Cette disposition est transposée en droit français dans l'avant-dernier alinéa du long article L.122-5 du Code de la propriété intellectuelle, lequel porte toutes les exceptions au monopole d'exploitation de l'auteur sur ses œuvres :
"Les exceptions énumérées par le présent article ne peuvent porter atteinte à l'exploitation normale de l'œuvre ni causer un préjudice injustifié aux intérêts légitimes de l'auteur."
Qu'est-ce à dire ?
Pour rendre plus concrète cette disposition pour le moins absconse, prenons l'exemple d'un DVD offert au prêt dans une bibliothèque publique.
Si l'on applique le test des trois étapes, il faudrait donc que l'emprunteur se pose les questions suivantes avant de réaliser une copie intégrale de l'œuvre à titre personnel :
- La reproduction intégrale projetée correspond-elle à une exception française ?
La réponse est oui, c'est l'usage privé du copiste (L.122-5 2°).
- Cette copie porte-t-elle atteinte à l'exploitation normale de l'œuvre ?
La réponse dépend du contexte :
Soit le DVD est toujours commercialisé, et il semble possible de répondre oui : il y a atteinte à l'exploitation normale de l'œuvre qui est toujours en vente ; pour me procurer l'œuvre, j'ai la possibilité d'acheter lesupport plutôt que de la copier ;
Soit le DVD n'est plus commercialisé (la durée de commercialisation d'un DVD est souvent courte) et dans ce cas, il semble qu'on puisse passer favorablement cette étape : on ne porte pas atteinte à l'exploitation commerciale de l'œuvre puisqu'elle n'est plus sur le marché.
- Cette copie cause-t-elle un préjudice injustifié aux intérêts légitimes de l'auteur ?
Dans notre exemple la réponse est non : l'œuvre n'est plus en vente et en outre je ne fais qu'une copie pour mon usage personnel.

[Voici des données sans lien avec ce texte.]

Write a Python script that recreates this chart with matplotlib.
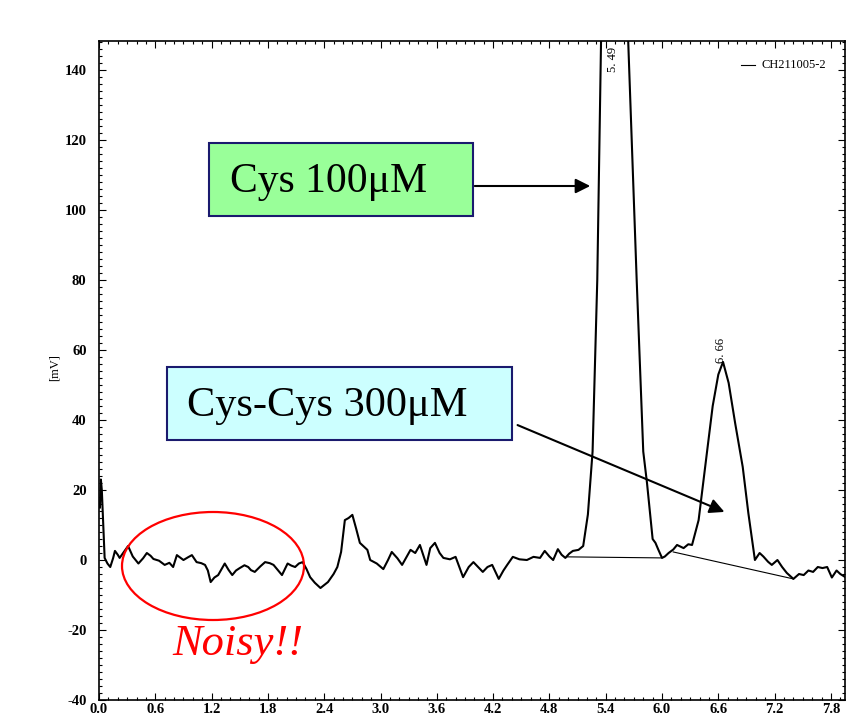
import numpy as np
import matplotlib
matplotlib.use("Agg")
import matplotlib.pyplot as plt
from matplotlib.patches import Rectangle, Ellipse, FancyArrowPatch

plt.rcParams["axes.unicode_minus"] = False

# chromatogram trace CH211005-2 (retention time [min], signal [mV])
t = [0.01, 0.02, 0.03, 0.06, 0.09, 0.12, 0.15, 0.17, 0.20, 0.22, 0.27, 0.31,
     0.36, 0.42, 0.47, 0.51, 0.55, 0.58, 0.64, 0.70, 0.75, 0.79, 0.83, 0.87,
     0.90, 0.95, 0.99, 1.04, 1.09, 1.13, 1.16, 1.19, 1.23, 1.27, 1.34, 1.38,
     1.42, 1.46, 1.50, 1.55, 1.59, 1.62, 1.66, 1.72, 1.77, 1.82, 1.86, 1.91,
     1.95, 2.01, 2.05, 2.09, 2.13, 2.17, 2.21, 2.25, 2.30, 2.36, 2.44, 2.50,
     2.54, 2.58, 2.62, 2.66, 2.70, 2.74, 2.78, 2.86, 2.89, 2.96, 3.03, 3.08,
     3.12, 3.18, 3.23, 3.32, 3.37, 3.42, 3.49, 3.53, 3.58, 3.63, 3.67, 3.74,
     3.80, 3.88, 3.94, 3.99, 4.04, 4.09, 4.14, 4.19, 4.26, 4.31, 4.35, 4.41,
     4.48, 4.56, 4.63, 4.70, 4.75, 4.80, 4.84, 4.89, 4.93, 4.97, 5.01, 5.05,
     5.11, 5.16, 5.21, 5.26, 5.31, 5.35, 5.39, 5.49, 5.59, 5.64, 5.73, 5.80,
     5.84, 5.90, 5.93, 5.96, 6.00, 6.03, 6.07, 6.12, 6.16, 6.23, 6.28, 6.32,
     6.39, 6.43, 6.48, 6.54, 6.60, 6.65, 6.71, 6.78, 6.86, 6.92, 6.99, 7.04,
     7.08, 7.13, 7.17, 7.23, 7.28, 7.33, 7.40, 7.46, 7.51, 7.56, 7.61, 7.66,
     7.71, 7.76, 7.81, 7.86, 7.90, 7.96]
mv = [15.0, 23.0, 20.0, 0.6, -1.0, -2.0, 0.5, 2.6, 1.5, 0.6, 2.5, 4.0,
      1.0, -1.0, 0.5, 2.0, 1.2, 0.3, -0.2, -1.4, -0.8, -2.0, 1.4, 0.6,
      0.0, 0.8, 1.4, -0.6, -0.9, -1.4, -3.0, -6.3, -5.0, -4.3, -1.0, -2.8,
      -4.3, -3.0, -2.3, -1.5, -2.0, -2.9, -3.4, -1.8, -0.6, -0.9, -1.4, -3.0,
      -4.3, -1.0, -1.6, -2.0, -1.0, -0.6, -2.5, -4.9, -6.5, -8.0, -6.3, -4.0,
      -2.0, 2.3, 11.4, 12.0, 12.9, 9.0, 4.9, 2.9, 0.0, -1.0, -2.6, 0.0,
      2.3, 0.5, -1.4, 2.9, 2.0, 4.3, -1.4, 3.4, 4.9, 2.0, 0.6, 0.2,
      0.9, -4.9, -2.0, -0.6, -2.0, -3.4, -2.0, -1.4, -5.4, -3.0, -1.4, 0.9,
      0.2, 0.0, 0.9, 0.6, 2.6, 1.0, 0.0, 3.1, 1.5, 0.6, 1.8, 2.6,
      2.9, 4.0, 13.0, 31.0, 80.0, 148.0, 200.0, 270.0, 200.0, 148.0, 80.0, 31.0,
      22.0, 6.0, 4.9, 3.0, 0.6, 1.0, 2.0, 3.0, 4.3, 3.4, 4.5, 4.3,
      11.4, 20.0, 31.0, 44.0, 53.0, 56.6, 50.6, 39.0, 26.6, 13.4, 0.0, 2.0,
      1.0, -0.5, -1.4, 0.0, -2.0, -3.7, -5.4, -4.0, -4.3, -3.0, -3.4, -2.0,
      -2.3, -2.0, -5.0, -3.0, -4.0, -5.0]

# integration baselines drawn under the two peaks
base1_t = [4.99, 6.00]
base1_mv = [0.9, 0.6]
base2_t = [6.12, 7.40]
base2_mv = [2.3, -5.4]

peak_t = [5.48, 6.63]
peak_lbl = ["5. 49", "6. 66"]
peak_lbl_y = [143, 60]

xticks = [0.0, 0.6, 1.2, 1.8, 2.4, 3.0, 3.6, 4.2, 4.8, 5.4, 6.0, 6.6, 7.2, 7.8]
yticks = [-40, -20, 0, 20, 40, 60, 80, 100, 120, 140]

W, H = 846, 717
fig = plt.figure(figsize=(W / 100, H / 100), dpi=100)
ax = fig.add_axes([99 / W, 1 - 700 / H, 746 / W, 659 / H])

ax.plot(t, mv, color="black", lw=1.5)
ax.plot(base1_t, base1_mv, color="black", lw=0.8)
ax.plot(base2_t, base2_mv, color="black", lw=0.8)
for pt, lbl, ly in zip(peak_t, peak_lbl, peak_lbl_y):
    ax.text(pt, ly, lbl, rotation=90, ha="center", va="center",
            fontsize=9, family="Liberation Serif")

ax.set_xlim(0, 7.95)
ax.set_ylim(-40, 148.3)
ax.set_xticks(xticks)
ax.set_xticklabels(["%.1f" % v for v in xticks])
ax.set_yticks(yticks)
ax.xaxis.set_minor_locator(matplotlib.ticker.MultipleLocator(0.1))
ax.yaxis.set_minor_locator(matplotlib.ticker.MultipleLocator(2))
ax.tick_params(which="both", direction="in", top=True, right=True,
               labelsize=10.5, width=0.8)
ax.tick_params(which="major", length=5)
ax.tick_params(axis="y", which="major", pad=9)
ax.tick_params(axis="x", which="major", pad=2)
ax.tick_params(which="minor", length=2)
for lab in ax.get_xticklabels() + ax.get_yticklabels():
    lab.set_family("Liberation Serif")
    lab.set_fontweight("bold")
for s in ax.spines.values():
    s.set_linewidth(1.2)

ax.text(-0.47, 55, "[mV]", rotation=90, ha="center", va="center",
        fontsize=9, family="Liberation Serif")
ax.plot([6.84, 6.99], [141.5, 141.5], color="black", lw=0.8)
ax.text(7.06, 141.5, "CH211005-2", ha="left", va="center", fontsize=9,
        family="Liberation Serif")

# overlay in pixel units for the callouts
ov = fig.add_axes([0, 0, 1, 1], facecolor="none")
ov.set_xlim(0, W)
ov.set_ylim(H, 0)
ov.axis("off")

ov.add_patch(Rectangle((209, 143), 264, 73, facecolor="#99ff99",
                       edgecolor="#1a1a6e", lw=1.5))
ov.text(230, 182, "Cys 100\u03bcM", fontsize=30, family="Liberation Serif",
        ha="left", va="center")
ov.add_patch(FancyArrowPatch((472, 186), (593, 186), arrowstyle="-|>",
                             mutation_scale=22, color="black", lw=1.5))

ov.add_patch(Rectangle((167, 367), 345, 73, facecolor="#ccffff",
                       edgecolor="#1a1a6e", lw=1.5))
ov.text(187, 406, "Cys-Cys 300\u03bcM", fontsize=30.5, family="Liberation Serif",
        ha="left", va="center")
ov.add_patch(FancyArrowPatch((515, 424), (727, 513), arrowstyle="-|>",
                             mutation_scale=22, color="black", lw=1.5))

ov.add_patch(Ellipse((213, 566), 182, 108, facecolor="none",
                     edgecolor="red", lw=1.6))
ov.text(172, 655, "Noisy!!", color="red", fontsize=32, style="italic",
        family="Liberation Serif", ha="left", va="baseline")

fig.savefig("out.png", dpi=100)
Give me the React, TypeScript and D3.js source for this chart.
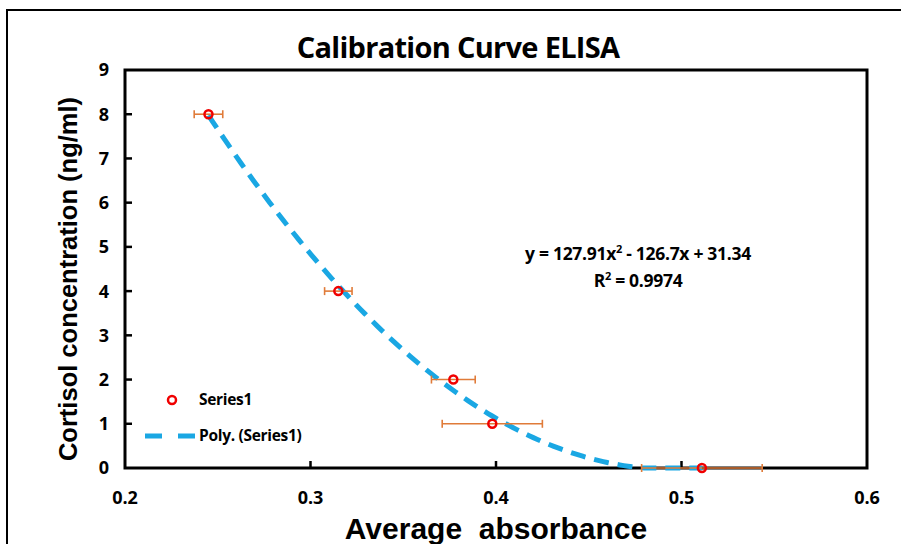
import * as d3 from "d3";

const absorbance = [0.245, 0.315, 0.377, 0.398, 0.511];
const concentration = [8, 4, 2, 1, 0];
const absorbanceErr = [0.0077, 0.0074, 0.0118, 0.027, 0.0325];
const polyCoef = [127.91, -126.7, 31.34]; // a, b, c of the Excel trendline
const xTicks = [0.2, 0.3, 0.4, 0.5, 0.6];
const yTicks = [0, 1, 2, 3, 4, 5, 6, 7, 8, 9];

const W = 901;
const H = 544;
const tickFont = "'Open Sans', 'Noto Sans', sans-serif";

export default function App() {
  const x = d3.scaleLinear().domain([0.2, 0.6]).range([125, 867]);
  const y = d3.scaleLinear().domain([0, 9]).range([468, 70]);

  const [a, b, c] = polyCoef;
  const xMin = d3.min(absorbance)!;
  const xMax = d3.max(absorbance)!;
  const samples = d3.range(0, 121).map((i) => xMin + ((xMax - xMin) * i) / 120);
  const trend = samples.map((v) => ({ x: v, y: Math.max(0, a * v * v + b * v + c) }));
  const line = d3
    .line<{ x: number; y: number }>()
    .x((d) => x(d.x))
    .y((d) => y(d.y));

  const pts = absorbance.map((v, i) => ({ x: v, y: concentration[i], e: absorbanceErr[i] }));

  return (
    <svg width={W} height={H} style={{ position: "absolute", left: 0, top: 0 }}>
      <rect x={0} y={0} width={W} height={H} fill="#fff" />
      <path d={`M7,${H} V10 H${W}`} fill="none" stroke="#000" strokeWidth={2} />

      <text
        x={458}
        y={58}
        textAnchor="middle"
        fontFamily={tickFont}
        fontWeight="bold"
        fontSize={29}
        letterSpacing={-0.7}
      >
        Calibration Curve ELISA
      </text>

      {/* ticks */}
      {yTicks.slice(1, -1).map((t) => (
        <line key={"yt" + t} x1={x(0.2)} x2={x(0.2) + 7} y1={y(t)} y2={y(t)} stroke="#000" strokeWidth={2.5} />
      ))}
      {xTicks.slice(1, -1).map((t) => (
        <line key={"xt" + t} x1={x(t)} x2={x(t)} y1={y(0)} y2={y(0) - 7} stroke="#000" strokeWidth={2.5} />
      ))}
      <rect
        x={x(0.2)}
        y={y(9)}
        width={x(0.6) - x(0.2)}
        height={y(0) - y(9)}
        fill="none"
        stroke="#000"
        strokeWidth={3}
      />

      {yTicks.map((t) => (
        <text
          key={"yl" + t}
          x={109}
          y={y(t)}
          dy="0.36em"
          textAnchor="end"
          fontFamily={tickFont}
          fontWeight="bold"
          fontSize={18}
        >
          {t}
        </text>
      ))}
      {xTicks.map((t) => (
        <text
          key={"xl" + t}
          x={x(t)}
          y={504}
          textAnchor="middle"
          fontFamily={tickFont}
          fontWeight="bold"
          fontSize={18}
        >
          {d3.format(".1f")(t)}
        </text>
      ))}

      <text
        x={496}
        y={539}
        textAnchor="middle"
        fontFamily="'Liberation Sans', Arial, sans-serif"
        fontWeight="bold"
        fontSize={30}
        style={{ whiteSpace: "pre" }}
      >
        {"Average  absorbance"}
      </text>
      <text
        transform={`translate(77,279) rotate(-90)`}
        textAnchor="middle"
        fontFamily="'Liberation Sans', Arial, sans-serif"
        fontWeight="bold"
        fontSize={25.5}
      >
        Cortisol concentration (ng/ml)
      </text>

      {/* trendline */}
      <path
        d={line(trend)!}
        fill="none"
        stroke="#1AA7E3"
        strokeWidth={5}
        strokeDasharray="15 9"
      />

      {/* error bars */}
      {pts.map((p, i) => (
        <g key={"e" + i} stroke="#E07B39" strokeWidth={1.6}>
          <line x1={x(p.x - p.e)} x2={x(p.x + p.e)} y1={y(p.y)} y2={y(p.y)} />
          <line x1={x(p.x - p.e)} x2={x(p.x - p.e)} y1={y(p.y) - 4} y2={y(p.y) + 4} />
          <line x1={x(p.x + p.e)} x2={x(p.x + p.e)} y1={y(p.y) - 4} y2={y(p.y) + 4} />
        </g>
      ))}
      {pts.map((p, i) => (
        <circle key={"p" + i} cx={x(p.x)} cy={y(p.y)} r={4} fill="none" stroke="#F00000" strokeWidth={2.5} />
      ))}

      <text
        x={638}
        y={260}
        textAnchor="middle"
        fontFamily={tickFont}
        fontWeight="bold"
        fontSize={17.5}
        letterSpacing={-0.3}
      >
        y = 127.91x<tspan dy={-7} fontSize={11}>2</tspan>
        <tspan dy={7}> - 126.7x + 31.34</tspan>
      </text>
      <text
        x={638}
        y={287}
        textAnchor="middle"
        fontFamily={tickFont}
        fontWeight="bold"
        fontSize={17.5}
        letterSpacing={-0.3}
      >
        R<tspan dy={-7} fontSize={11}>2</tspan>
        <tspan dy={7}> = 0.9974</tspan>
      </text>

      {/* legend */}
      <circle cx={172} cy={400} r={4} fill="none" stroke="#F00000" strokeWidth={2.5} />
      <text x={199} y={400} dy="0.35em" fontFamily={tickFont} fontWeight="bold" fontSize={15.5} letterSpacing={-0.3}>
        Series1
      </text>
      <line x1={145} x2={195} y1={436} y2={436} stroke="#1AA7E3" strokeWidth={5} strokeDasharray="17 16" />
      <text x={199} y={436} dy="0.35em" fontFamily={tickFont} fontWeight="bold" fontSize={15.5} letterSpacing={-0.3}>
        Poly. (Series1)
      </text>
    </svg>
  );
}
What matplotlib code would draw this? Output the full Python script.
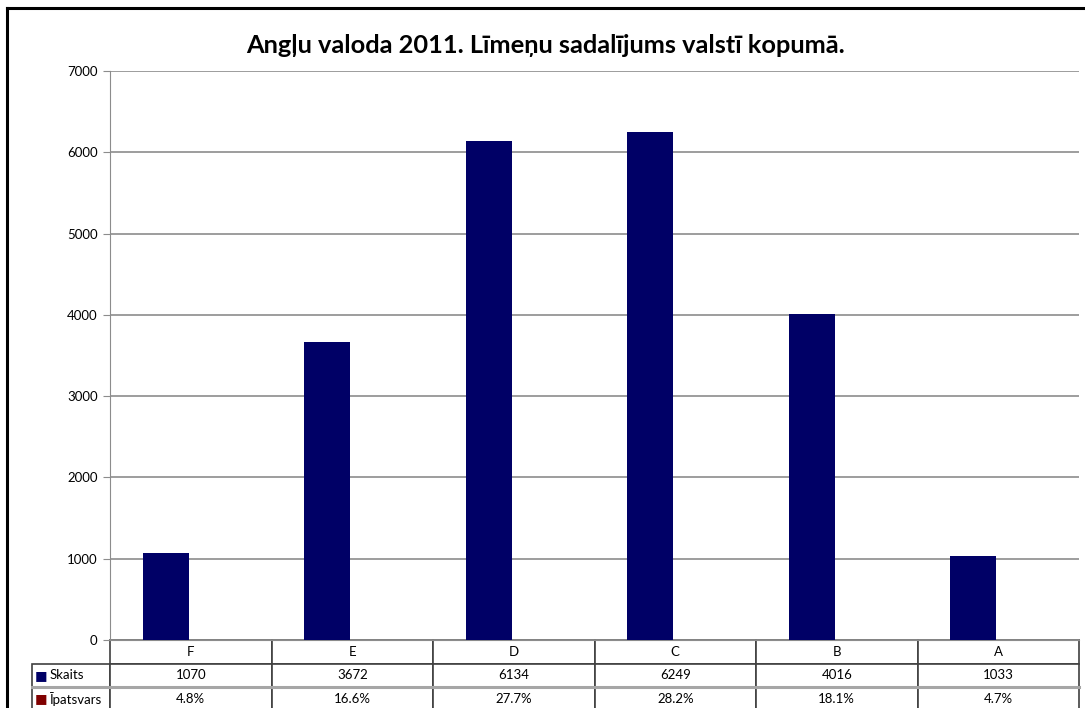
import matplotlib.pyplot as plt
from matplotlib.lines import Line2D
from matplotlib.table import Table

plt.rcParams['font.family'] = ['Lato', 'DejaVu Sans']

# data
levels = ['F', 'E', 'D', 'C', 'B', 'A']
skaits = [1070, 3672, 6134, 6249, 4016, 1033]
ipatsvars = [0.048, 0.166, 0.277, 0.282, 0.181, 0.047]
ipatsvars_txt = ['4.8%', '16.6%', '27.7%', '28.2%', '18.1%', '4.7%']
row_names = ['Skaits', 'Īpatsvars']
yticks = [0, 1000, 2000, 3000, 4000, 5000, 6000, 7000]

navy = '#000066'
maroon = '#800000'
grid_c = '#8c8c8c'
edge_c = '#404040'

fig = plt.figure(figsize=(10.85, 7.08), dpi=100)
ax = fig.add_axes([0.1014, 0.0960, 0.8931, 0.8037])

x = list(range(len(levels)))
bw = 0.285
ax.bar([i - 0.297 for i in x], skaits, width=bw, align='edge', color=navy, zorder=3)
ax.bar([i - 0.012 for i in x], ipatsvars, width=bw, align='edge', color=maroon, zorder=3)

ax.set_xlim(-0.5, len(levels) - 0.5)
ax.set_ylim(0, 7000)
ax.set_yticks(yticks)
ax.set_yticklabels([str(v) for v in yticks], fontsize=9.5)
ax.set_xticks([])
ax.yaxis.grid(True, color=grid_c, linewidth=1.2, zorder=0)
ax.set_axisbelow(True)
for s in ['top', 'right']:
    ax.spines[s].set_visible(False)
ax.spines['left'].set_color(grid_c)
ax.spines['bottom'].set_color(grid_c)
ax.tick_params(axis='y', length=5, color=grid_c, pad=4)

# data table under the chart, built cell by cell
# (bbox only covers the data grid, the label column hangs off to the left)
lab_w = 0.0805
row_h = 0.0413
col_w = 1 / len(levels)
tbl = Table(ax, bbox=[0, -3 * row_h, 1, 3 * row_h])
tbl.auto_set_font_size(False)
rows = [levels, [str(v) for v in skaits], ipatsvars_txt]
for r, vals in enumerate(rows):
    for c, v in enumerate(vals):
        tbl.add_cell(r, c, col_w, row_h, text=v, loc='center', facecolor='white')
    if r > 0:
        cell = tbl.add_cell(r, -1, lab_w, row_h, text=row_names[r - 1], loc='left',
                            facecolor='white')
        cell.PAD = 0.23
tbl.set_fontsize(9.5)
for cell in tbl.get_celld().values():
    cell.set_edgecolor(edge_c)
    cell.set_linewidth(1.2)
ax.add_table(tbl)

# lighter separator between the two data rows
ax.plot([-lab_w, 1], [-2 * row_h, -2 * row_h], transform=ax.transAxes,
        color='#a6a6a6', linewidth=2.2, clip_on=False, zorder=5)

# legend keys in the row labels
for r, col in [(1, navy), (2, maroon)]:
    ax.text(-0.0712, -(r + 0.5) * row_h, '■', color=col, fontsize=9.5,
            ha='center', va='center', transform=ax.transAxes,
            family=['DejaVu Sans'])

fig.text(0.503, 0.936, 'Angļu valoda 2011. Līmeņu sadalījums valstī kopumā.',
         ha='center', va='center', fontsize=18.3, fontweight='bold')

# outer frame
fig.add_artist(Line2D([0.0065, 1.0], [0.988, 0.988], color='black', linewidth=2.2,
                      transform=fig.transFigure))
fig.add_artist(Line2D([0.0065, 0.0065], [0.0, 0.988], color='black', linewidth=2.2,
                      transform=fig.transFigure))

fig.savefig('out.png', dpi=100)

En revanche si je m'aventurais à faire de nombreuses copies que je diffuse autour de moi, même sans les vendre, non seulement je sortirais de l'exception d'usage privé (copie "non destinée à une utilisation collective"), mais en outre je me comporterai comme un éditeur diffusant l'œuvre sans que les ayants-droit puissent toucher de rémunération.
Une "usine à gaz" de plus ?
Ce dispositif nous paraît être une usine à gaz supplémentaire face au citoyen qui paraît-il n'est pas censé ignorer la loi. Il est déjà très difficile en France de s'y retrouver face à la liste des exceptions qui s'allonge démesurément mais dont l'application relève du byzantinisme le plus tordu, s'il faut encore que chaque usager se pose la question des deux autres étapes (l'existence de l'exception constituant la première) et surtout trouve avec certitude la réponse adéquate, cela devient purement et simplement impossible.
Faut-il donc considérer que ce dispositif a été imaginé pour piéger le citoyen usager du droit d'auteur et enrichir le système judiciaire (magistrats, avocats et autres) des États signataires des traités de 1996 ?
En tout cas, il semble évident qu'une législation que les justiciables ne peuvent comprendre a peu de chances d'être respectée.
Vous avez dit "simplification du droit" ?
Toutes ces nouvelles règles complexes ne manquent pas de piquant à une époque ou les pouvoirs publics français nous inondent de professions de foi et de loi "sur la simplification du droit". On a même parlé de "choc de simplification"...
Il serait grand temps de mettre la réalité juridique en accord avec les pétitions de principe…
Le même système pour les droits voisins
À noter que pour les droits voisins — artistes-interprètes, producteurs de phonogrammes et de vidéogrammes — la même règle prévaut, issue du second traité de l'OMPI précité.